AG Bonta to Supreme Court: Trump Administration’s Deployment of National Guard Troops Not Supported by Statute
Published Date: Nov 10, 2025
- Categories
- Lead States
- Action Type Amicus brief
California Attorney General Rob Bonta today filed an amicus brief in the U.S. Supreme Court in Trump v. Illinois in support of Illinois Attorney General Kwame Raoul’s lawsuit challenging the federalization and deployment of the Illinois National Guard to Chicago. In the brief, Attorney General Bonta, along with Oregon Attorney General Dan Rayfield, argue that 10 U.S.C. 12406 does not support the Trump Administration’s extraordinary attempt to deploy members of the military to the streets of Chicago. Congress enacted 10 U.S.C. 12406 to address invasions, rebellions, and other “unusual and extreme exigencies.” Nothing of the kind has occurred in Chicago — or anywhere else in the United States — over the past year.
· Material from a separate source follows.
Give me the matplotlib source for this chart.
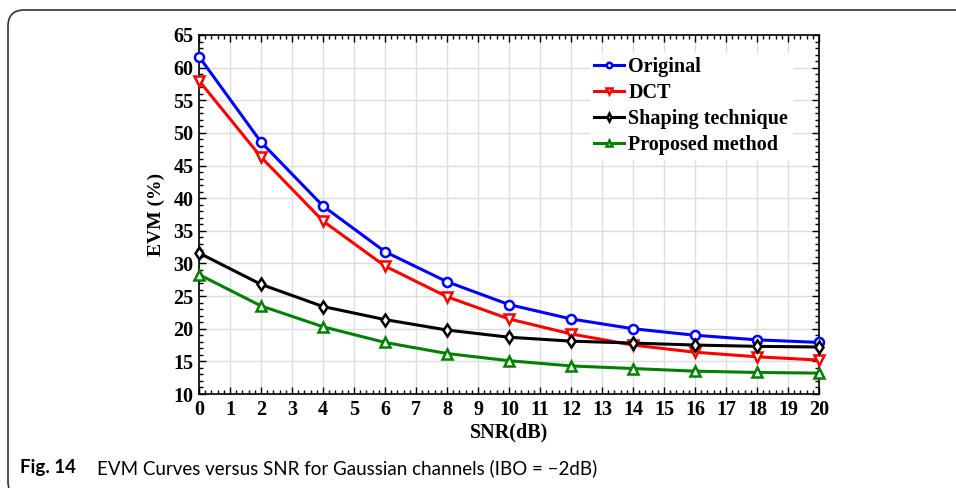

Moreover, nothing in the record shows that “regular forces” were unable to execute the laws, the precondition for which the federal government relies on for its invocation of 10 U.S.C. 12406 to federalize the National Guard.
“The Trump Administration is tying itself in knots in its attempt to justify the unjustifiable — the deployment of military troops to American streets during a time of undeniable peace and order,” said Attorney General Bonta. “There is no rebellion. There is no invasion. And there is no inability of regular forces to execute the law. At least one of these preconditions must be met for the invocation of 10 U.S.C. 12406, yet the President’s evidence for any of these has been entirely unsatisfactory and some would say nonexistent. I urge the Supreme Court to reign in this Administration’s reckless interpretation of this century-old statute before the President’s vision of a militarized America is fully realized.”